Ao questionado sobre o por quê o esperado para o quilombo não se concretizou, o líder explicou que há em curso um processo de grande infiltração cultural externa nessas comunidades. Embora a Quilombola seja localizada numa grande região de mata e distante da cidade de Paraty, o líder destacou que a televisão e, mais recente, o acesso a internet leva a uma mudança nos modos de viver da comunidade. Por isso, o professor Edison pretende realizar novamente o estudo em uma comunidade Quilombola mais distante de centros urbanos e menos afetadas por influências externas.
Projetos para aplicar os resultados
Com os dois resultados obtidos, o professor Edison pretende ajudar na construção de contextos físicos e sociais mais significativos para o desenvolvimento das crianças.
“Se a gente souber mais como as mães cuidam dos bebês, talvez a gente possa dar orientações para outras mães trabalharem melhor com os seus”, afirma Edison. Ele revela o interesse em elaborar cartilhas educacionais, além de programas em creches, divulgando os resultados obtidos para a comunidade, afim de ajudar as mães e pais a brincarem mais com seus bebês.

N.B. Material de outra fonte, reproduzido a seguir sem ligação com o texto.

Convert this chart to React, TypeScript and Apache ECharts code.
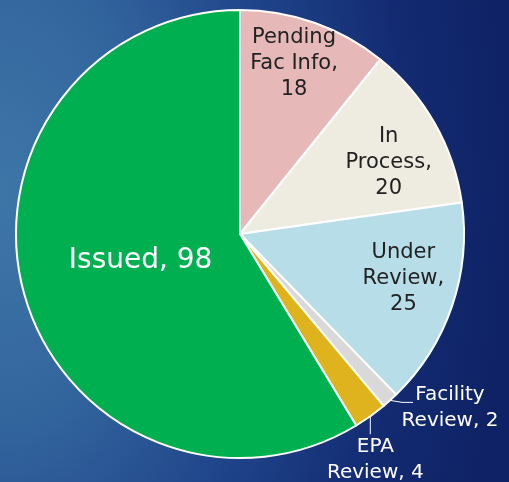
import React, { useEffect, useRef } from 'react';
import * as echarts from 'echarts';

const categories = ['Pending Fac Info', 'In Process', 'Under Review', 'Facility Review', 'EPA Review', 'Issued'];
const categoryLines = ['Pending\nFac Info', 'In\nProcess', 'Under\nReview', 'Facility\nReview', 'EPA\nReview', 'Issued'];
const values = [18, 20, 25, 2, 4, 98];
const colors = ['#e6b9b8', '#eeece1', '#b7dee8', '#d9d9d9', '#dfb31e', '#00b050'];

const CX = 240;
const CY = 234;
const R = 224;
const FONT = 'DejaVu Sans';

export default function App() {
  const ref = useRef<HTMLDivElement>(null);

  useEffect(() => {
    if (!ref.current) return;
    const chart = echarts.init(ref.current, undefined, { renderer: 'svg' });
    // radial scale and angular shift (degrees) of inside labels
    const radialFactor: Record<number, number> = { 0: 1.57, 1: 1.44, 2: 1.47, 5: 0.89 };
    const angleShift: Record<number, number> = { 0: 2, 1: -3.5, 2: 4, 5: -1.8 };

    const data = categories.map((name, i) => {
      const outside = i === 3 || i === 4;
      const isIssued = i === 5;
      return {
        name,
        value: values[i],
        itemStyle: { color: colors[i] },
        label: outside
          ? { position: 'outside', color: '#ffffff', fontSize: 20, lineHeight: 26, alignTo: 'none' }
          : {
              position: 'inside',
              color: isIssued ? '#ffffff' : '#222222',
              fontSize: isIssued ? 28 : 21,
              lineHeight: isIssued ? 32 : 26,
            },
        labelLine: outside
          ? { show: true, length: 10, length2: 10, lineStyle: { color: '#ffffff', width: 1 } }
          : { show: false },
      };
    });

    chart.setOption({
      animation: false,
      series: [
        {
          type: 'pie',
          center: [CX, CY],
          radius: R,
          startAngle: 90,
          clockwise: true,
          avoidLabelOverlap: false,
          itemStyle: { borderColor: '#ffffff', borderWidth: 2 },
          label: {
            fontFamily: FONT,
            formatter: (p: any) => {
              const i = p.dataIndex;
              const sep = i < 3 ? ',\n' : ', ';
              return categoryLines[i] + sep + p.value;
            },
          },
          labelLayout: (p: any) => {
            const i = p.dataIndex;
            if (i === 3 || i === 4) {
              const pts = p.labelLinePoints;
              const e = pts && pts[0] ? pts[0] : [CX, CY];
              if (i === 3) {
                return {
                  x: e[0] + 60,
                  y: e[1] + 6,
                  align: 'center',
                  verticalAlign: 'middle',
                  labelLinePoints: [e, [e[0] + 12, e[1] + 2], [e[0] + 23, e[1] + 2]],
                };
              }
              return {
                x: e[0] + 5,
                y: e[1] + 16,
                align: 'center',
                verticalAlign: 'top',
                labelLinePoints: [e, [e[0], e[1] + 9], [e[0], e[1] + 18]],
              };
            }
            const lr = p.labelRect;
            const mx = lr.x + lr.width / 2;
            const my = lr.y + lr.height / 2;
            const f = radialFactor[i] ?? 1;
            const a = Math.atan2(-(my - CY), mx - CX) + ((angleShift[i] ?? 0) * Math.PI) / 180;
            const r = Math.hypot(mx - CX, my - CY) * f;
            return {
              x: CX + r * Math.cos(a),
              y: CY - r * Math.sin(a),
              align: 'center',
              verticalAlign: 'middle',
            };
          },
          data,
        },
      ],
    });
    return () => chart.dispose();
  }, []);

  return (
    <div
      ref={ref}
      style={{
        position: 'fixed',
        left: 0,
        top: 0,
        width: 509,
        height: 482,
        background:
          'radial-gradient(ellipse 100% 170% at 0% 40%, #3e76a8 0%, #33659d 28%, #1f448a 55%, #132b72 80%, #0f2265 100%)',
      }}
    />
  );
}
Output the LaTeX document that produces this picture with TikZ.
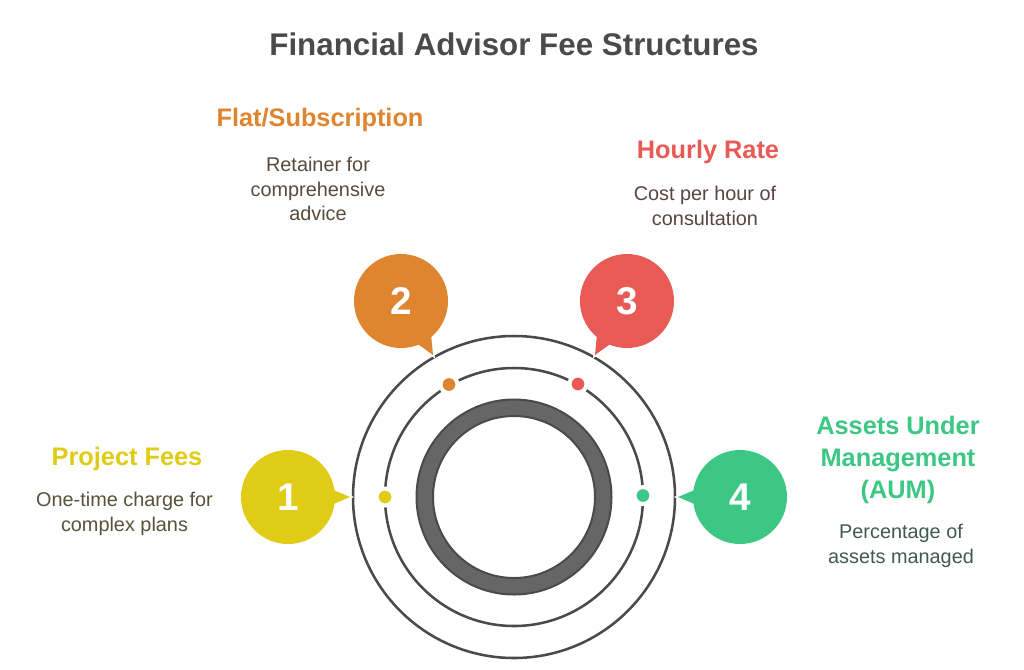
\documentclass[tikz,border=0pt]{standalone}
\usepackage{fontspec}
\setmainfont{Liberation Sans}
\definecolor{cy}{HTML}{E0CC14}
\definecolor{co}{HTML}{DF8530}
\definecolor{cr}{HTML}{E85A56}
\definecolor{cg}{HTML}{3CC785}
\definecolor{ring}{HTML}{4A4A4A}
\definecolor{thick}{HTML}{666666}
\definecolor{ty}{HTML}{55533A}
\definecolor{to}{HTML}{5A4A3E}
\definecolor{tr}{HTML}{5A4444}
\definecolor{tg}{HTML}{3F5A50}
\tikzset{
 ringl/.style={draw=ring,line width=1.9pt,fill=none},
 bubble/.style={circle,minimum size=70.5pt,inner sep=0pt,text=white,font=\bfseries\fontsize{29}{29}\selectfont},
 dot/.style={circle,draw=white,line width=3pt,minimum size=12.75pt,inner sep=0pt},
 tailgap/.style={preaction={draw=white,line width=2.4pt,line join=miter}},
 head/.style={font=\bfseries\fontsize{19}{24}\selectfont,align=center},
 body/.style={font=\fontsize{14.9}{18.6}\selectfont,align=center,text=#1},
 title/.style={font=\bfseries\fontsize{23.5}{30}\selectfont,text=ring}
}
\begin{document}
\begin{tikzpicture}[x=0.75pt,y=-0.75pt]
\useasboundingbox (0,0) rectangle (1024,669);
\fill[white] (0,0) rectangle (1024,669);
\coordinate (c) at (514,497);
\draw[ringl] (c) circle (161);
\draw[ringl] (c) circle (129);
\draw[draw=ring,line width=1.5pt,fill=thick,even odd rule] (c) circle (97.5) (c) circle (81);
% tails with a white halo that cuts the outer ring
\path[tailgap,fill=cy] (330,488.5) -- (350,497) -- (330,505.5) -- cycle;
\path[tailgap,fill=cg] (698,488.5) -- (678,497) -- (698,505.5) -- cycle;
\path[tailgap,fill=co] (415,342) -- (433,355) -- (431,334) -- cycle;
\path[tailgap,fill=cr] (613,342) -- (595,355) -- (597,334) -- cycle;
\node[bubble,fill=cy] (n1) at (288,497) {1};
\node[bubble,fill=co] (n2) at (401,301) {2};
\node[bubble,fill=cr] (n3) at (627,301) {3};
\node[bubble,fill=cg] (n4) at (740,497) {4};
\node[dot,fill=cy] (d1) at (385,497) {};
\node[dot,fill=co] (d2) at (449,384.5) {};
\node[dot,fill=cr] (d3) at (578,384) {};
\node[dot,fill=cg] (d4) at (643,495.5) {};
\node[title] (t) at (514,44) {Financial Advisor Fee Structures};
\node[head,text=co] (h2) at (320,119.5) {Flat/Subscription};
\node[body=to] (b2) at (318,189) {Retainer for\\comprehensive\\advice};
\node[head,text=cr] (h3) at (708,151.5) {Hourly Rate};
\node[body=tr] (b3) at (705,206) {Cost per hour of\\consultation};
\node[head,text=cy] (h1) at (127,458.5) {Project Fees};
\node[body=ty] (b1) at (124.5,514) {One-time charge for\\complex plans};
\node[head,text=cg] (h4) at (898,459.5) {Assets Under\\Management\\(AUM)};
\node[body=tg] (b4) at (901,546) {Percentage of\\assets managed};
\end{tikzpicture}
\end{document}
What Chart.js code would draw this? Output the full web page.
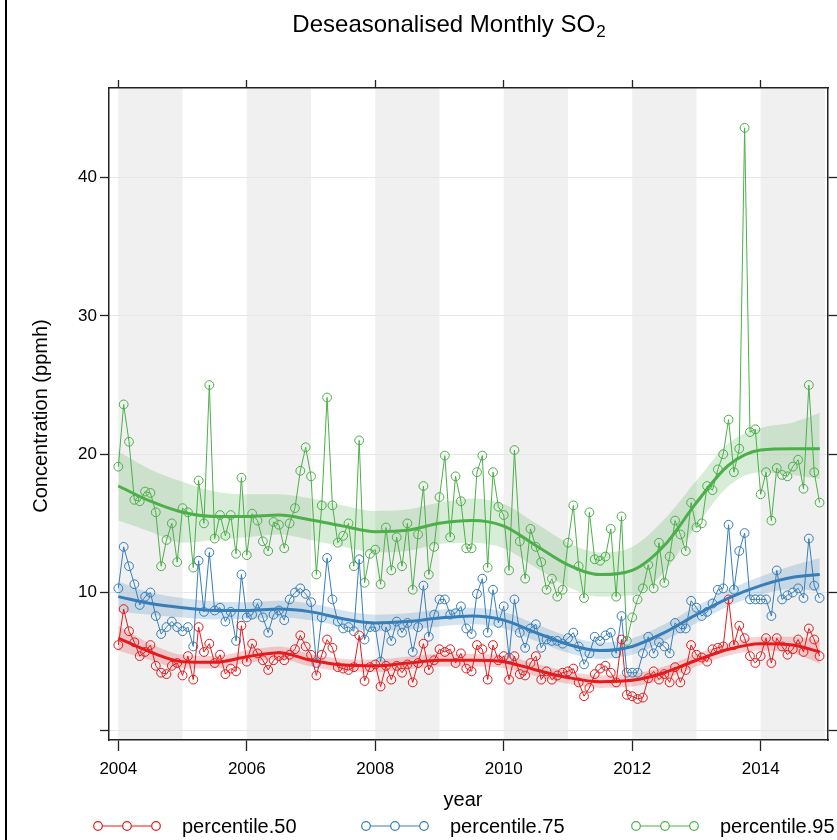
<!DOCTYPE html>
<html>
<head>
<meta charset="utf-8">
<script src="https://cdn.jsdelivr.net/npm/chart.js@4.4.1/dist/chart.umd.min.js"></script>
<style>
  body { margin: 0; background: #fff; }
  canvas { display: block; }
</style>
</head>
<body>
<canvas id="canvas" width="837" height="840"></canvas>
<script>
// monthly values, Jan 2004 .. Dec 2014
var startYear = 2004;

var p50 = [6.2, 8.8, 7.2, 6.4, 5.4, 5.7, 6.2, 4.7, 4.2, 4.1, 4.7, 4.9,
           4.0, 5.4, 3.7, 7.5, 5.7, 6.3, 4.9, 5.5, 4.1, 4.5, 4.3, 7.6,
           5.0, 6.3, 5.6, 5.1, 4.4, 5.1, 5.4, 5.1, 5.5, 5.9, 6.9, 6.1,
           5.5, 4.0, 5.5, 6.6, 6.0, 4.6, 4.5, 4.4, 4.6, 6.9, 3.6, 4.6,
           4.8, 3.2, 4.7, 3.7, 4.7, 4.2, 4.8, 3.5, 4.9, 6.3, 4.4, 5.1,
           5.9, 5.7, 5.9, 4.9, 5.6, 4.5, 4.3, 6.2, 5.9, 3.7, 6.2, 5.1,
           5.4, 3.7, 5.4, 4.1, 4.0, 4.9, 5.4, 3.7, 4.3, 3.7, 4.0, 4.2,
           4.3, 4.5, 3.5, 2.5, 3.1, 4.1, 4.5, 4.7, 4.2, 3.5, 6.6, 2.6,
           2.5, 2.3, 2.4, 3.8, 4.3, 3.7, 4.1, 3.5, 4.6, 3.5, 4.4, 6.2,
           5.5, 5.3, 5.0, 5.9, 6.0, 6.1, 9.5, 6.2, 7.6, 6.7, 5.4, 4.9,
           5.4, 6.7, 4.9, 6.7, 6.1, 5.5, 5.9, 6.6, 5.7, 7.4, 6.6, 5.4];

var p75 = [10.3, 13.3, 11.9, 10.6, 9.1, 9.7, 10.0, 8.3, 7.0, 7.5, 7.9, 7.5,
           7.2, 7.5, 6.1, 12.3, 8.6, 12.9, 8.7, 8.9, 7.9, 8.6, 6.5, 11.3,
           8.2, 8.4, 9.2, 8.2, 7.1, 8.4, 8.7, 8.0, 9.5, 10.0, 10.3, 9.9,
           9.3, 4.9, 8.2, 12.5, 9.5, 7.9, 7.4, 7.5, 7.2, 12.4, 6.6, 7.5,
           7.5, 5.0, 7.5, 6.5, 7.9, 7.1, 7.8, 5.7, 7.5, 10.5, 6.8, 8.4,
           9.5, 9.5, 8.4, 8.5, 9.0, 7.4, 7.0, 9.9, 11.0, 7.1, 10.2, 7.8,
           9.0, 5.3, 9.5, 7.1, 6.0, 7.4, 7.7, 6.0, 6.6, 6.5, 6.5, 6.3,
           6.7, 7.1, 6.1, 4.8, 5.6, 6.8, 6.5, 6.9, 7.1, 5.6, 8.3, 4.2,
           4.2, 4.2, 5.6, 6.8, 5.6, 6.4, 6.1, 5.6, 7.8, 7.4, 7.4, 9.4,
           8.9, 8.3, 8.6, 9.2, 10.2, 10.3, 14.9, 10.2, 13.0, 14.3, 9.5, 9.5,
           9.5, 9.5, 8.3, 11.6, 9.5, 9.8, 10.0, 10.3, 9.6, 13.9, 10.5, 9.6];

var p95 = [19.1, 23.6, 20.9, 16.7, 16.6, 17.3, 17.2, 15.8, 11.9, 13.8, 15.0, 12.2,
           16.1, 15.8, 11.8, 18.1, 15.0, 25.0, 13.9, 15.6, 14.1, 15.6, 12.8, 18.3,
           12.7, 15.7, 15.2, 13.7, 13.0, 15.1, 14.9, 13.2, 15.0, 16.1, 18.8, 20.5,
           18.4, 11.3, 16.3, 24.1, 16.3, 13.6, 14.1, 15.0, 11.9, 21.0, 10.7, 12.8,
           13.1, 10.6, 14.7, 11.6, 14.0, 11.9, 15.0, 10.2, 14.2, 17.7, 11.3, 13.3,
           16.9, 19.9, 14.0, 18.4, 16.6, 13.2, 13.2, 18.7, 19.9, 11.8, 18.7, 16.2,
           15.6, 11.6, 20.3, 13.7, 11.0, 14.6, 13.3, 12.2, 10.2, 11.0, 9.7, 10.2,
           13.6, 16.3, 11.9, 9.6, 15.8, 12.4, 12.3, 12.6, 14.6, 9.7, 15.5, 6.5,
           8.2, 9.5, 10.3, 12.0, 10.3, 13.6, 10.7, 12.6, 15.2, 14.2, 13.0, 16.5,
           14.7, 15.0, 17.7, 17.4, 18.9, 20.0, 22.5, 18.7, 20.4, 43.6, 21.6, 21.8,
           17.1, 18.7, 15.2, 19.0, 18.5, 18.4, 19.1, 19.6, 17.5, 25.0, 18.7, 16.5];

// smooth trend with its confidence band
var trendYears = [2004.0, 2004.5, 2005.0, 2005.5, 2006.0, 2006.5, 2007.0, 2007.5,
                  2008.0, 2008.5, 2009.0, 2009.5, 2010.0, 2010.5, 2011.0, 2011.5,
                  2012.0, 2012.5, 2013.0, 2013.5, 2014.0, 2014.5, 2014.92];

var p50Trend = [6.7, 5.7, 5.0, 4.95, 5.35, 5.65, 5.1, 4.75, 4.7, 4.9, 5.1, 5.1,
                5.0, 4.4, 3.85, 3.55, 3.65, 4.2, 5.1, 5.9, 6.3, 6.2, 5.7];
var p50Upper = [7.6, 6.3, 5.5, 5.4, 5.8, 6.1, 5.55, 5.2, 5.15, 5.35, 5.55, 5.55,
                5.45, 4.85, 4.3, 4.0, 4.1, 4.65, 5.55, 6.35, 6.8, 6.8, 6.55];
var p50Lower = [5.8, 5.1, 4.5, 4.5, 4.9, 5.2, 4.65, 4.3, 4.25, 4.45, 4.65, 4.65,
                4.55, 3.95, 3.4, 3.1, 3.2, 3.75, 4.65, 5.45, 5.8, 5.6, 4.85];

var p75Trend = [9.7, 9.2, 8.9, 8.7, 8.7, 8.8, 8.6, 8.1, 7.8, 7.9, 8.15, 8.3,
                8.0, 7.1, 6.25, 5.8, 6.1, 7.1, 8.4, 9.6, 10.5, 11.1, 11.3];
var p75Upper = [10.8, 10.0, 9.6, 9.35, 9.3, 9.4, 9.2, 8.7, 8.4, 8.5, 8.75, 8.9,
                8.6, 7.7, 6.85, 6.4, 6.7, 7.7, 9.0, 10.2, 11.15, 11.95, 12.5];
var p75Lower = [8.6, 8.4, 8.2, 8.05, 8.1, 8.2, 8.0, 7.5, 7.2, 7.3, 7.55, 7.7,
                7.4, 6.5, 5.65, 5.2, 5.5, 6.5, 7.8, 9.0, 9.85, 10.25, 10.1];

var p95Trend = [17.7, 16.6, 15.8, 15.5, 15.5, 15.6, 15.25, 14.8, 14.4, 14.5, 15.0, 15.2,
                14.8, 13.4, 12.0, 11.3, 11.6, 13.4, 16.5, 19.2, 20.3, 20.4, 20.4];
var p95Upper = [20.2, 18.9, 18.0, 17.3, 17.1, 17.1, 16.8, 16.3, 15.9, 16.0, 16.5, 16.8,
                16.4, 15.0, 13.6, 12.9, 13.3, 15.3, 18.1, 20.8, 21.9, 22.3, 23.0];
var p95Lower = [15.2, 14.4, 13.6, 13.8, 14.0, 14.2, 13.8, 13.3, 12.9, 13.0, 13.5, 13.6,
                13.2, 11.8, 10.4, 9.7, 9.8, 11.5, 14.8, 17.7, 18.7, 18.5, 18.2];

var seriesNames = ['percentile.50', 'percentile.75', 'percentile.95'];
var seriesColors = ['#E41A1C', '#377EB8', '#4DAF4A'];
var bandColors = ['rgba(228,26,28,0.2)', 'rgba(55,126,184,0.22)', 'rgba(77,175,74,0.22)'];

var yearTicks = [2004, 2006, 2008, 2010, 2012, 2014];
var shadedYears = [2004, 2006, 2008, 2010, 2012, 2014];
var concTicks = [0, 10, 20, 30, 40];
var concLabels = ['', '10', '20', '30', '40'];

var FONT = '"Liberation Sans", Arial, Helvetica, sans-serif';

function monthly(values) {
    return values.map(function (v, i) { return { x: startYear + i / 12, y: v }; });
}
function trend(values) {
    return values.map(function (v, i) { return { x: trendYears[i], y: v }; });
}

var raw = [p50, p75, p95];
var mids = [p50Trend, p75Trend, p95Trend];
var uppers = [p50Upper, p75Upper, p95Upper];
var lowers = [p50Lower, p75Lower, p95Lower];

var datasets = [];
for (var k = 0; k < 3; k++) {
    datasets.push({
        label: seriesNames[k] + ' lower',
        data: trend(lowers[k]),
        borderWidth: 0, pointRadius: 0, fill: false,
        cubicInterpolationMode: 'monotone', order: 3
    });
    datasets.push({
        label: seriesNames[k] + ' upper',
        data: trend(uppers[k]),
        borderWidth: 0, pointRadius: 0, fill: '-1',
        backgroundColor: bandColors[k],
        cubicInterpolationMode: 'monotone', order: 3
    });
    datasets.push({
        label: seriesNames[k],
        data: monthly(raw[k]),
        borderColor: seriesColors[k],
        borderWidth: 1,
        pointRadius: 4.4,
        pointBorderWidth: 1,
        pointBorderColor: seriesColors[k],
        pointBackgroundColor: 'rgba(0,0,0,0)',
        tension: 0, order: 2
    });
    datasets.push({
        label: seriesNames[k] + ' trend',
        data: trend(mids[k]),
        borderColor: seriesColors[k],
        borderWidth: 3,
        pointRadius: 0,
        cubicInterpolationMode: 'monotone', order: 1
    });
}

var decorations = {
    id: 'decorations',
    beforeDraw: function (chart) {
        var ctx = chart.ctx, area = chart.chartArea, xs = chart.scales.x;
        ctx.save();
        ctx.fillStyle = '#fff';
        ctx.fillRect(0, 0, chart.width, chart.height);
        ctx.fillStyle = '#f0f0f0';
        shadedYears.forEach(function (yr) {
            var a = Math.max(xs.getPixelForValue(yr), area.left);
            var b = Math.min(xs.getPixelForValue(yr + 1), area.right);
            if (b > a) ctx.fillRect(a, area.top, b - a, area.bottom - area.top);
        });
        ctx.restore();
    },
    afterDraw: function (chart) {
        var ctx = chart.ctx;
        ctx.save();
        ctx.fillStyle = '#000';

        // title with subscript
        var main = 'Deseasonalised Monthly SO';
        ctx.font = '24px ' + FONT;
        var w1 = ctx.measureText(main).width;
        ctx.font = '17px ' + FONT;
        var w2 = ctx.measureText('2').width;
        var tx = 448.5 - (w1 + w2) / 2;
        ctx.textBaseline = 'alphabetic';
        ctx.textAlign = 'left';
        ctx.font = '24px ' + FONT;
        ctx.fillText(main, tx, 32);
        ctx.font = '17px ' + FONT;
        ctx.fillText('2', tx + w1 + 1, 37);

        // axis titles
        ctx.font = '20px ' + FONT;
        ctx.textAlign = 'center';
        ctx.fillText('year', 463, 806);
        ctx.save();
        ctx.translate(47, 416);
        ctx.rotate(-Math.PI / 2);
        ctx.fillText('Concentration (ppmh)', 0, 0);
        ctx.restore();

        // legend
        var starts = [98, 366, 636];
        ctx.textAlign = 'left';
        for (var i = 0; i < 3; i++) {
            var x0 = starts[i], y0 = 826;
            ctx.strokeStyle = seriesColors[i];
            ctx.lineWidth = 1.2;
            ctx.beginPath();
            ctx.moveTo(x0, y0);
            ctx.lineTo(x0 + 58, y0);
            ctx.stroke();
            for (var m = 0; m < 3; m++) {
                ctx.beginPath();
                ctx.arc(x0 + m * 29, y0, 4.3, 0, Math.PI * 2);
                ctx.fillStyle = '#fff';
                ctx.fill();
                ctx.stroke();
            }
            ctx.fillStyle = '#000';
            ctx.fillText(seriesNames[i], x0 + 84, 833);
        }

        // outer frame line on the left
        ctx.fillStyle = '#000';
        ctx.fillRect(5, 0, 2, chart.height);
        ctx.restore();
    }
};

var frame = { display: true, color: '#222', width: 1.5 };

new Chart(document.getElementById('canvas'), {
    type: 'line',
    data: { datasets: datasets },
    plugins: [decorations],
    options: {
        responsive: false,
        animation: false,
        devicePixelRatio: 1,
        layout: { padding: 0 },
        plugins: {
            legend: { display: false },
            title: { display: false },
            tooltip: { enabled: false }
        },
        scales: {
            x: {
                type: 'linear', position: 'bottom',
                min: 2003.855, max: 2015.048,
                afterFit: function (s) { s.height = 100; },
                afterBuildTicks: function (s) { s.ticks = yearTicks.map(function (v) { return { value: v }; }); },
                ticks: {
                    callback: function (v) { return String(v); },
                    font: { size: 17, family: FONT }, color: '#000',
                    padding: 8, maxRotation: 0, autoSkip: false
                },
                grid: { drawOnChartArea: false, tickLength: 11, tickColor: '#222', tickWidth: 1.3 },
                border: frame
            },
            xTop: {
                type: 'linear', position: 'top',
                min: 2003.855, max: 2015.048,
                afterFit: function (s) { s.height = 88; },
                afterBuildTicks: function (s) { s.ticks = yearTicks.map(function (v) { return { value: v }; }); },
                ticks: { display: false },
                grid: { drawOnChartArea: false, tickLength: 8, tickColor: '#222', tickWidth: 1.3 },
                border: frame
            },
            y: {
                type: 'linear', position: 'left',
                min: -0.665, max: 46.48,
                afterFit: function (s) { s.width = 109; },
                afterBuildTicks: function (s) { s.ticks = concTicks.map(function (v) { return { value: v }; }); },
                ticks: {
                    callback: function (v, i) { return concLabels[i]; },
                    font: { size: 17, family: FONT }, color: '#000', padding: 3
                },
                grid: { color: '#e6e6e6', lineWidth: 1, tickLength: 9, tickColor: '#222', tickWidth: 1.3 },
                border: frame
            },
            yRight: {
                type: 'linear', position: 'right',
                min: -0.665, max: 46.48,
                afterFit: function (s) { s.width = 9; },
                afterBuildTicks: function (s) { s.ticks = concTicks.map(function (v) { return { value: v }; }); },
                ticks: { display: false },
                grid: { drawOnChartArea: false, tickLength: 9, tickColor: '#222', tickWidth: 1.3 },
                border: frame
            }
        }
    }
});
</script>
</body>
</html>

Além disso, o professor destaca um assunto muito comentado atualmente: os bebês com microcefalia e o sentimento de impotência dos pais. Para ele, é possível estender o resultado dos estudos para essa população específica. Muito do que pode ser feito para ajudar no desenvolvimento dessas crianças está em casa, “às vezes têm coisas muito simples que as mães podem fazer no dia-a-dia para ajudar e não sabem disso”, destaca.